The 2.35 year itch of Cygnus OB2 #9

II. Radio monitoring^⋆,⋆⋆

¹ Royal Observatory of Belgium, Ringlaan 3, 1180 Brussels, Belgium
e-mail: Ronny.Blomme@oma.be
² Département AGO, Université de Liège, Allée du 6 Août 17, Bât. B5C, 4000 Liège, Belgium
³ Department of Physics & Astronomy, University College London, Gower Street, London WC1E 6BT, UK
⁴ School of Physics and Astronomy, The University of Leeds, Woodhouse Lane, Leeds LS2 9JT, UK
⁵ Research School of Astronomy and Astrophysics, The Australian National University, Australia

Received: 10 October 2012
Accepted: 7 December 2012

Abstract

Context. Cyg OB2 #9 is one of a small set of non-thermal radio emitting massive O-star binaries. The non-thermal radiation is due to synchrotron emission in the colliding-wind region. Cyg OB2 #9 has only recently been discovered to be a binary system, and a multi-wavelength campaign was organized to study its 2011 periastron passage.

Aims. We want to better determine the parameters of this system and model the wind-wind collision. This will lead to a better understanding of the Fermi mechanism that accelerates electrons up to relativistic speeds in shocks and its occurrence in colliding-wind binaries. We report here on the results of the radio observations obtained in the monitoring campaign and present a simple model to interpret the data.

Methods. We used the Expanded Very Large Array (EVLA) radio interferometer to obtain 6 cm and 20 cm continuum fluxes during the Cyg OB2 #9 periastron passage in 2011. We introduce a simple model to solve the radiative transfer in the stellar winds and the colliding-wind region, and thus determine the expected behaviour of the radio light curve.

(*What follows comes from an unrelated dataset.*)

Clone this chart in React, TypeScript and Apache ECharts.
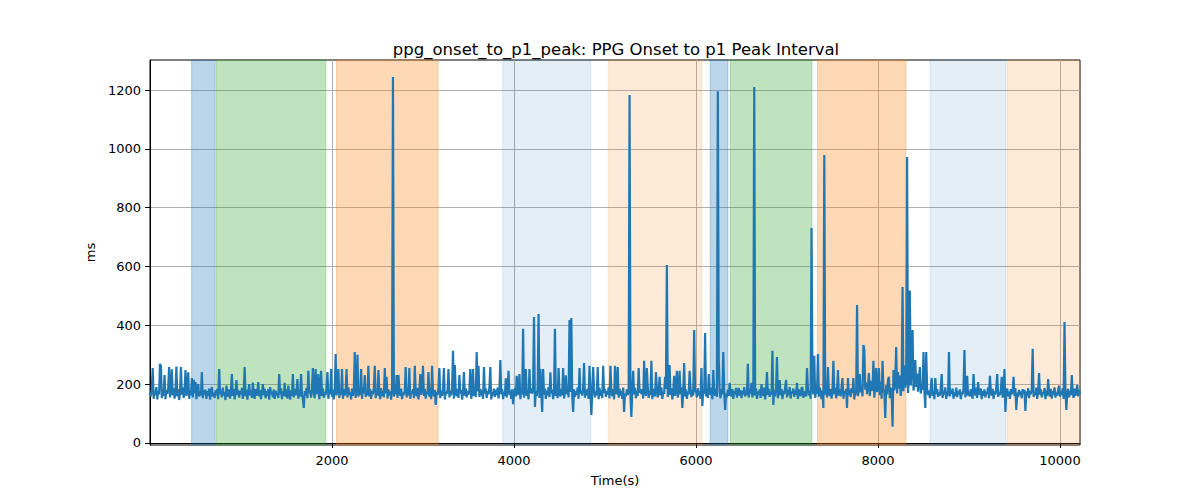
import React, { useEffect, useRef } from "react";
import * as echarts from "echarts";

const TITLE = "ppg_onset_to_p1_peak: PPG Onset to p1 Peak Interval";
const X_NAME = "Time(s)";
const Y_NAME = "ms";

// sampling step of the series (s) and length of one row below (s)
const STEP = 10;
const ROW_SPAN = 600;

// values (ms), one row per 600 s
const v0000 = [172, 158, 185, 255, 150, 178, 162, 190, 148, 176, 165, 269, 262, 152, 183, 160, 231, 149, 180, 166, 188, 258, 155, 177, 250, 162, 186, 151, 174, 260, 158, 183, 146, 170, 258, 164, 189, 153, 178, 248, 160, 182, 240, 150, 175, 163, 221, 155, 215, 168, 207, 149, 184, 200, 158, 176, 161, 241, 152, 180];
const v0600 = [165, 181, 150, 176, 160, 185, 147, 172, 190, 158, 170, 153, 179, 162, 184, 149, 251, 166, 175, 155, 188, 161, 173, 146, 195, 168, 157, 182, 151, 177, 234, 160, 183, 148, 171, 214, 163, 180, 154, 176, 166, 187, 150, 174, 258, 159, 181, 147, 172, 200, 162, 178, 153, 205, 169, 150, 183, 160, 175, 207];
const v1200 = [158, 180, 149, 172, 200, 163, 185, 152, 176, 160, 183, 147, 190, 166, 174, 155, 181, 150, 178, 162, 170, 153, 234, 165, 186, 149, 175, 160, 204, 157, 182, 151, 195, 168, 147, 179, 160, 234, 155, 184, 163, 171, 217, 150, 180, 158, 234, 165, 148, 119, 176, 161, 187, 152, 245, 169, 178, 154, 183, 255];
const v1800 = [170, 152, 251, 165, 183, 234, 149, 176, 245, 160, 185, 154, 172, 163, 188, 241, 150, 179, 166, 251, 157, 181, 148, 174, 302, 162, 186, 251, 153, 177, 165, 251, 150, 183, 161, 176, 251, 155, 189, 164, 172, 148, 185, 160, 178, 309, 153, 182, 300, 158, 175, 164, 251, 150, 187, 169, 231, 156, 180, 162];
const v2400 = [262, 158, 183, 150, 176, 165, 188, 262, 152, 179, 161, 248, 173, 149, 186, 160, 177, 155, 255, 168, 225, 151, 182, 163, 175, 147, 190, 1244, 158, 174, 166, 231, 153, 231, 180, 160, 185, 149, 172, 163, 178, 258, 155, 186, 161, 255, 150, 176, 168, 183, 152, 262, 170, 159, 187, 148, 175, 234, 164, 181];
const v3000 = [262, 160, 184, 151, 175, 166, 241, 157, 187, 149, 262, 170, 158, 181, 129, 174, 163, 188, 255, 152, 178, 160, 185, 255, 148, 173, 166, 182, 251, 155, 176, 162, 189, 313, 150, 265, 171, 159, 184, 153, 231, 168, 180, 147, 174, 241, 161, 186, 155, 177, 164, 182, 251, 150, 173, 251, 160, 188, 156, 309];
const v3600 = [175, 262, 156, 184, 162, 179, 150, 258, 168, 186, 153, 177, 165, 190, 258, 148, 173, 161, 185, 157, 180, 163, 188, 151, 176, 282, 166, 183, 149, 174, 160, 220, 155, 187, 245, 164, 178, 150, 182, 132, 170, 186, 158, 228, 163, 181, 234, 149, 175, 166, 388, 154, 183, 251, 160, 177, 148, 251, 169, 185];
const v4200 = [168, 183, 428, 122, 176, 159, 188, 438, 153, 251, 172, 105, 251, 164, 185, 150, 178, 162, 190, 156, 240, 168, 181, 149, 175, 388, 160, 186, 152, 255, 170, 158, 184, 163, 255, 151, 179, 230, 166, 187, 155, 418, 173, 425, 160, 105, 182, 157, 176, 164, 189, 150, 255, 168, 177, 161, 185, 272, 154, 180];
const v4800 = [162, 185, 150, 262, 176, 95, 168, 258, 181, 155, 174, 163, 258, 149, 187, 160, 178, 152, 262, 170, 184, 157, 176, 165, 189, 151, 262, 173, 160, 183, 148, 262, 171, 166, 258, 154, 185, 161, 177, 150, 188, 105, 169, 158, 182, 163, 175, 1183, 156, 88, 180, 245, 165, 187, 152, 176, 160, 255, 171, 184];
const v5400 = [166, 182, 151, 279, 174, 160, 255, 187, 153, 178, 164, 279, 149, 185, 170, 158, 241, 181, 155, 176, 225, 162, 188, 150, 173, 167, 225, 184, 605, 157, 179, 265, 163, 186, 148, 175, 228, 160, 183, 245, 154, 171, 245, 166, 189, 119, 177, 272, 158, 182, 150, 174, 165, 245, 187, 156, 180, 161, 384, 172];
const v6000 = [178, 155, 186, 162, 175, 150, 255, 126, 181, 167, 374, 158, 184, 153, 234, 172, 163, 188, 149, 248, 176, 160, 185, 157, 1196, 286, 170, 152, 183, 165, 309, 178, 112, 168, 155, 181, 160, 204, 172, 158, 183, 150, 176, 166, 187, 154, 174, 187, 161, 180, 152, 177, 165, 190, 158, 173, 163, 269, 155, 182];
const v6600 = [168, 204, 155, 179, 1210, 161, 185, 150, 174, 166, 182, 153, 200, 171, 160, 188, 148, 176, 241, 163, 184, 157, 173, 165, 313, 129, 180, 158, 186, 292, 152, 175, 214, 162, 183, 149, 177, 166, 189, 214, 155, 180, 163, 190, 151, 174, 168, 185, 157, 178, 164, 204, 150, 182, 170, 159, 187, 187, 153, 176];
const v7200 = [170, 158, 255, 183, 162, 177, 150, 731, 186, 165, 296, 153, 180, 168, 302, 157, 189, 172, 149, 178, 119, 979, 164, 187, 155, 258, 173, 160, 184, 151, 176, 279, 166, 188, 152, 174, 248, 161, 182, 158, 190, 221, 150, 175, 167, 184, 119, 221, 163, 180, 156, 186, 170, 221, 148, 177, 165, 469, 159, 183];
const v7800 = [234, 172, 190, 158, 333, 316, 181, 205, 166, 193, 238, 160, 211, 177, 186, 279, 154, 200, 255, 173, 191, 255, 162, 208, 150, 279, 183, 170, 85, 196, 165, 214, 225, 152, 188, 174, 55, 248, 179, 210, 326, 168, 241, 185, 229, 160, 199, 530, 176, 263, 188, 215, 972, 170, 232, 518, 195, 258, 384, 178];
const v8400 = [205, 282, 190, 236, 174, 215, 258, 168, 199, 181, 309, 176, 119, 309, 185, 163, 178, 152, 184, 221, 160, 175, 149, 221, 166, 183, 157, 172, 161, 186, 234, 153, 177, 165, 189, 150, 174, 162, 309, 158, 180, 167, 185, 151, 173, 160, 188, 156, 176, 164, 182, 149, 171, 165, 186, 316, 155, 178, 228, 161];
const v9000 = [174, 158, 183, 166, 150, 234, 177, 161, 188, 153, 207, 170, 164, 185, 149, 176, 160, 182, 155, 173, 167, 189, 152, 228, 178, 161, 184, 150, 175, 165, 186, 234, 157, 172, 163, 181, 225, 154, 176, 251, 105, 168, 185, 159, 174, 150, 183, 166, 177, 225, 160, 187, 112, 171, 156, 180, 164, 175, 152, 183];
const v9600 = [168, 181, 109, 175, 160, 186, 152, 177, 165, 183, 320, 156, 174, 162, 188, 150, 176, 238, 164, 182, 155, 171, 166, 187, 149, 178, 160, 217, 173, 158, 184, 151, 176, 165, 189, 154, 172, 161, 183, 194, 157, 175, 163, 186, 150, 411, 179, 112, 168, 184, 155, 177, 162, 231, 170, 153, 185, 160, 174, 197, 158, 180, 166];

const valueRows = [v0000, v0600, v1200, v1800, v2400, v3000, v3600, v4200, v4800, v5400, v6000, v6600, v7200, v7800, v8400, v9000, v9600];

// shaded phases (s)
const spanStart = [457, 731, 2049, 3875, 5036, 6156, 6376, 7335, 8572, 9421];
const spanEnd = [717, 1932, 3166, 4846, 6065, 6351, 7273, 8306, 9407, 10220];
const spanKind = ["blue", "green", "orange", "lightBlue", "lightOrange", "blue", "green", "orange", "lightBlue", "lightOrange"];

const xTicks = [2000, 4000, 6000, 8000, 10000];
const yTicks = [0, 200, 400, 600, 800, 1000, 1200];

const X_MIN = 0;
const X_MAX = 10220;
const Y_MIN = -7;
const Y_MAX = 1302;

const spanFill: Record<string, string> = {
  blue: "rgba(31,119,180,0.3)",
  green: "rgba(44,160,44,0.3)",
  orange: "rgba(255,127,14,0.3)",
  lightBlue: "rgba(31,119,180,0.12)",
  lightOrange: "rgba(255,127,14,0.16)",
};

const FONT = "DejaVu Sans";

export default function App() {
  const ref = useRef<HTMLDivElement>(null);
  useEffect(() => {
    if (!ref.current) return;
    const chart = echarts.init(ref.current, null, { renderer: "svg" });
    const data: number[][] = [];
    valueRows.forEach((row, r) => {
      row.forEach((v, j) => data.push([r * ROW_SPAN + j * STEP, v]));
    });
    const areas = spanStart.map((s, i) => [
      {
        xAxis: s,
        itemStyle: {
          color: spanFill[spanKind[i]],
          borderColor: spanFill[spanKind[i]],
          borderWidth: 1,
        },
      },
      { xAxis: spanEnd[i] },
    ]);
    const axisCommon = {
      axisLine: { show: true, lineStyle: { color: "#000", width: 1 } },
      axisTick: { show: true, length: 5, lineStyle: { color: "#000", width: 1 } },
      splitLine: { show: true, lineStyle: { color: "#b0b0b0", width: 1 } },
      nameTextStyle: { fontFamily: FONT, fontSize: 13, color: "#000" },
    };
    const labelCommon = {
      margin: 9,
      color: "#000",
      fontFamily: FONT,
      fontSize: 13,
      formatter: (v: number) => String(v),
    };
    chart.setOption({
      animation: false,
      title: {
        text: TITLE,
        left: 611,
        top: 36,
        textAlign: "center",
        textStyle: { fontFamily: FONT, fontSize: 16.5, fontWeight: "normal", color: "#000" },
      },
      grid: {
        left: 150,
        right: 120,
        top: 60,
        bottom: 55,
        show: true,
        borderColor: "#000",
        borderWidth: 1,
        backgroundColor: "transparent",
      },
      xAxis: {
        type: "value",
        min: X_MIN,
        max: X_MAX,
        splitNumber: 5,
        minInterval: 2000,
        maxInterval: 2000,
        name: X_NAME,
        nameLocation: "middle",
        nameGap: 29,
        ...axisCommon,
        axisTick: { ...axisCommon.axisTick, customValues: xTicks },
        axisLabel: { ...labelCommon, customValues: xTicks },
      },
      yAxis: {
        type: "value",
        min: Y_MIN,
        max: Y_MAX,
        splitNumber: 6,
        minInterval: 200,
        maxInterval: 200,
        name: Y_NAME,
        nameLocation: "middle",
        nameGap: 43,
        nameRotate: 90,
        ...axisCommon,
        axisTick: { ...axisCommon.axisTick, customValues: yTicks },
        axisLabel: { ...labelCommon, customValues: yTicks },
      },
      series: [
        {
          type: "line",
          data: [],
          z: 1,
          silent: true,
          markArea: { silent: true, data: areas },
        },
        {
          type: "line",
          data,
          z: 3,
          showSymbol: false,
          symbol: "none",
          lineStyle: { color: "#1f77b4", width: 2.2, join: "miter", miterLimit: 2 },
          itemStyle: { color: "#1f77b4" },
          silent: true,
        },
      ],
    });
    return () => chart.dispose();
  }, []);
  return <div ref={ref} style={{ width: 1200, height: 500, margin: -8 }} />;
}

Results. The observed radio light curve shows a steep drop in flux sometime before periastron. The fluxes drop to a level that is comparable to the expected free-free emission from the stellar winds, suggesting that the non-thermal emitting region is completely hidden at that time. After periastron passage, the fluxes slowly increase. We use the asymmetry of the light curve to show that the primary has the stronger wind. This is somewhat unexpected if we use the astrophysical parameters based on theoretical calibrations. But it becomes entirely feasible if we take into account that a given spectral type-luminosity class combination covers a range of astrophysical parameters. The colliding-wind region also contributes to the free-free emission, which can help explain the high values of the spectral index seen after periastron passage. Combining our data with older Very Large Array (VLA) data allows us to derive a period P = 860.0 ± 3.7 days for this system. With this period, we update the orbital parameters that were derived in the first paper of this series.

Conclusions. A simple model introduced to explain only the radio data already allows some constraints to be put on the parameters of this binary system. Future, more sophisticated, modelling that will also include optical, X-ray, and interferometric information will provide even better constraints.